Would you install the queen cell protected in a hairroller cage or uprotected and 'out in the open'??

thanks,

-fafrd


----------



## Michael Palmer (Dec 29, 2006)

Do the hair roller cell protectors allow the virgin to emerge into the nuc, or is it a cage from which she must be released? I'm nof familiar with them...I thought hair rollers were for rolling hair. I would say no if you have to release her by hand.

I have used regular cell protectors but don't anymore. I have good acceptance without them. I do use them when requeening a queen right colony with a cell, so it might help you a little with acceptance.


----------



## rrussell6870 (May 14, 2009)

I'm with MP... I wouldn't cage her then try to release her later... just use a regular cell protector and you should be fine.


----------



## fafrd (Aug 22, 2009)

Thanks guys. The hair roller cages that come with the Nicot System can be placed around the cell with the bottom left either open or closed.

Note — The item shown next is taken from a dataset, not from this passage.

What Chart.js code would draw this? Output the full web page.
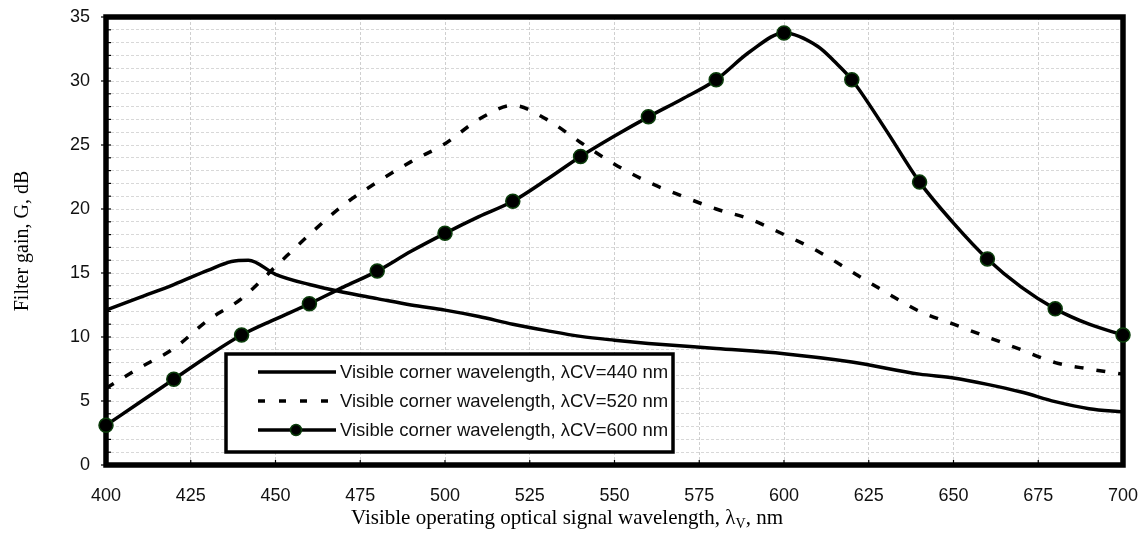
<!DOCTYPE html>
<html>
<head>
<meta charset="utf-8">
<title>Filter gain</title>
<script src="https://cdn.jsdelivr.net/npm/chart.js@4.4.0/dist/chart.umd.min.js"></script>
<style>
  html, body { margin: 0; padding: 0; background: #fff; }
  #wrap { width: 1144px; height: 547px; }
</style>
</head>
<body>
<div id="wrap"><canvas id="gain" width="1144" height="547"></canvas></div>
<script>
// wavelength axis ticks (nm) and gain axis labels (dB)
const xTicks = [400, 425, 450, 475, 500, 525, 550, 575, 600, 625, 650, 675, 700];
const yTickLabels = [0, 5, 10, 15, 20, 25, 30, 35];

// corner wavelength 440 nm
const nm440 = [400, 410, 420, 430, 437, 442, 450, 460, 470, 480, 490, 500, 510, 520, 530, 540, 550, 560, 580, 600, 620, 640, 650, 660, 670, 680, 690, 700];
const gain440 = [12.1, 13.1, 14.1, 15.2, 15.9, 16.0, 14.9, 14.1, 13.5, 13.0, 12.5, 12.1, 11.6, 11.0, 10.5, 10.05, 9.75, 9.5, 9.1, 8.7, 8.05, 7.1, 6.8, 6.3, 5.7, 4.95, 4.4, 4.15];

// corner wavelength 520 nm
const nm520 = [400, 410, 420, 430, 440, 450, 460, 470, 480, 490, 500, 510, 520, 530, 540, 550, 560, 570, 580, 590, 600, 610, 620, 630, 640, 650, 660, 670, 680, 690, 700];
const gain520 = [6.0, 7.6, 9.1, 11.3, 13.0, 15.5, 18.0, 20.3, 22.1, 23.7, 25.1, 27.0, 28.1, 27.0, 25.2, 23.5, 22.1, 21.0, 20.0, 19.2, 18.0, 16.7, 15.1, 13.5, 12.0, 11.0, 10.0, 9.0, 8.0, 7.5, 7.1];

// corner wavelength 600 nm (markers every 20 nm)
const nm600 = [400, 410, 420, 430, 440, 450, 460, 470, 480, 490, 500, 510, 520, 530, 540, 550, 560, 570, 580, 590, 600, 610, 615, 620, 630, 640, 650, 660, 670, 680, 690, 700];
const gain600 = [3.1, 4.9, 6.7, 8.5, 10.15, 11.4, 12.6, 13.9, 15.15, 16.7, 18.1, 19.4, 20.6, 22.3, 24.1, 25.7, 27.2, 28.6, 30.1, 32.3, 33.75, 32.7, 31.5, 30.1, 26.2, 22.1, 18.9, 16.1, 13.9, 12.2, 11.0, 10.15];

function pts(xs, ys) {
    return xs.map((x, i) => ({ x: x, y: ys[i] }));
}

const PLOT = { left: 106, top: 17, right: 1123, bottom: 465 };
const sans = "'Liberation Sans', Arial, sans-serif";
const serif = "'Liberation Serif', 'Times New Roman', serif";

// frame around the plot area plus the small ticks
const framePlugin = {
    id: "frame",
    beforeDatasetsDraw(chart) {
        const { ctx, chartArea: a, scales } = chart;
        ctx.save();
        ctx.strokeStyle = "#000";
        ctx.lineWidth = 1.2;
        for (let v = 1; v < 35; v++) {
            const y = scales.y.getPixelForValue(v);
            ctx.beginPath();
            ctx.moveTo(a.left, y);
            ctx.lineTo(a.left + 5, y);
            ctx.stroke();
        }
        xTicks.forEach(v => {
            const x = scales.x.getPixelForValue(v);
            ctx.beginPath();
            ctx.moveTo(x, a.bottom);
            ctx.lineTo(x, a.bottom - 5);
            ctx.stroke();
        });
        yTickLabels.forEach(v => {
            const y = scales.y.getPixelForValue(v);
            ctx.beginPath();
            ctx.moveTo(a.left - 5, y);
            ctx.lineTo(a.left, y);
            ctx.stroke();
        });
        ctx.lineWidth = 5.5;
        ctx.strokeRect(a.left, a.top, a.right - a.left, a.bottom - a.top);
        ctx.restore();
    }
};

// axis titles and the boxed legend
const annotatePlugin = {
    id: "annotate",
    afterDraw(chart) {
        const { ctx, chartArea: a } = chart;
        ctx.save();
        ctx.fillStyle = "#000";

        // x title with subscript V
        const parts = ["Visible operating optical signal wavelength, \u03bb", "V", ", nm"];
        ctx.font = "21px " + serif;
        const w0 = ctx.measureText(parts[0]).width;
        const w2 = ctx.measureText(parts[2]).width;
        ctx.font = "14px " + serif;
        const w1 = ctx.measureText(parts[1]).width;
        let x = 567 - (w0 + w1 + w2) / 2;
        const base = 524;
        ctx.textBaseline = "alphabetic";
        ctx.textAlign = "left";
        ctx.font = "21px " + serif;
        ctx.fillText(parts[0], x, base);
        x += w0;
        ctx.font = "14px " + serif;
        ctx.fillText(parts[1], x, base + 4);
        x += w1;
        ctx.font = "21px " + serif;
        ctx.fillText(parts[2], x, base);

        // y title
        ctx.save();
        ctx.translate(28, (a.top + a.bottom) / 2);
        ctx.rotate(-Math.PI / 2);
        ctx.textAlign = "center";
        ctx.font = "20px " + serif;
        ctx.fillText("Filter gain, G, dB", 0, 0);
        ctx.restore();

        // legend
        const box = { x: 226, y: 354, w: 447, h: 98 };
        ctx.fillStyle = "#fff";
        ctx.fillRect(box.x, box.y, box.w, box.h);
        ctx.strokeStyle = "#000";
        ctx.lineWidth = 3.5;
        ctx.strokeRect(box.x, box.y, box.w, box.h);

        ctx.font = "18.5px " + sans;
        ctx.textBaseline = "middle";
        chart.data.datasets.forEach((ds, i) => {
            const y = 372 + i * 29;
            ctx.save();
            ctx.strokeStyle = "#000";
            ctx.lineWidth = 3.5;
            ctx.setLineDash(ds.borderDash ? [7, 14] : []);
            ctx.beginPath();
            ctx.moveTo(258, y);
            ctx.lineTo(336, y);
            ctx.stroke();
            ctx.restore();
            if (ds.marker) {
                ctx.beginPath();
                ctx.arc(296, y, 5.5, 0, Math.PI * 2);
                ctx.fillStyle = "#000";
                ctx.fill();
                ctx.lineWidth = 1.5;
                ctx.strokeStyle = "#0b3d0b";
                ctx.stroke();
            }
            ctx.fillStyle = "#111";
            ctx.fillText(ds.label, 340, y + 1);
        });
        ctx.restore();
    }
};

const gridDash = [3, 2];

new Chart(document.getElementById("gain").getContext("2d"), {
    type: "line",
    data: {
        datasets: [
            {
                label: "Visible corner wavelength, \u03bbCV=440 nm",
                data: pts(nm440, gain440),
                borderColor: "#000",
                borderWidth: 3.5,
                pointRadius: 0,
                cubicInterpolationMode: "monotone",
                clip: false
            },
            {
                label: "Visible corner wavelength, \u03bbCV=520 nm",
                data: pts(nm520, gain520),
                borderColor: "#000",
                borderWidth: 3.5,
                borderDash: [9, 13],
                borderCapStyle: "butt",
                pointRadius: 0,
                cubicInterpolationMode: "monotone",
                clip: false
            },
            {
                label: "Visible corner wavelength, \u03bbCV=600 nm",
                data: pts(nm600, gain600),
                marker: true,
                borderColor: "#000",
                borderWidth: 3.5,
                pointRadius: c => (c.raw && c.raw.x % 20 === 0 ? 7 : 0),
                pointHoverRadius: 0,
                pointBackgroundColor: "#000",
                pointBorderColor: "#0b3d0b",
                pointBorderWidth: 1.5,
                cubicInterpolationMode: "monotone",
                clip: false
            }
        ]
    },
    options: {
        responsive: false,
        animation: false,
        events: [],
        layout: { padding: { top: PLOT.top, right: 1144 - PLOT.right, left: 0, bottom: 0 } },
        plugins: {
            legend: { display: false },
            tooltip: { enabled: false }
        },
        scales: {
            x: {
                type: "linear",
                min: 400,
                max: 700,
                afterBuildTicks: scale => { scale.ticks = xTicks.map(v => ({ value: v })); },
                afterFit: scale => {
                    scale.height = 547 - PLOT.bottom;
                    scale.paddingLeft = 0;
                    scale.paddingRight = 0;
                },
                ticks: {
                    autoSkip: false,
                    maxRotation: 0,
                    padding: 20,
                    color: "#111",
                    font: { family: sans, size: 18 }
                },
                grid: { color: "#cfcfcf", lineWidth: 1, drawTicks: false },
                border: { display: false, dash: gridDash }
            },
            y: {
                min: 0,
                max: 35,
                afterBuildTicks: scale => {
                    const t = [];
                    for (let v = 0; v <= 35; v++) t.push({ value: v });
                    scale.ticks = t;
                },
                afterFit: scale => {
                    scale.width = PLOT.left;
                    scale.paddingTop = 0;
                    scale.paddingBottom = 0;
                },
                ticks: {
                    autoSkip: false,
                    padding: 16,
                    color: "#111",
                    font: { family: sans, size: 18 },
                    callback: v => (yTickLabels.includes(v) ? String(v) : "")
                },
                grid: { color: "#d8d8d8", lineWidth: 1, drawTicks: false },
                border: { display: false, dash: gridDash }
            }
        }
    },
    plugins: [framePlugin, annotatePlugin]
});
</script>
</body>
</html>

If closed, you would need to open the cage by hand to release the virgin queen.

If open, the bees could get to the cell before it emerges, so I am not sure what the point of protecting the cell with an open cage would be unless access only from the bottom would improve the chances of the cell not being destroyed.

MP, When you use a cell protector to requeen a queeright hive with a cell, if those cell protectors allow the bees to access the cell (and the virgin queen to walk out on her own), do you have any idea why they help with acceptance? Is it because protecting the sides of the cell prevents the laying queen from getting to and destroying the cell? And if so, I guess that may be the reason an open-bottom cage could help with introducing a cell into a LW hive, right?

-fafrd


----------



## Michael Palmer (Dec 29, 2006)

fafrd said:


> Is it because protecting the sides of the cell prevents the laying queen from getting to and destroying the cell?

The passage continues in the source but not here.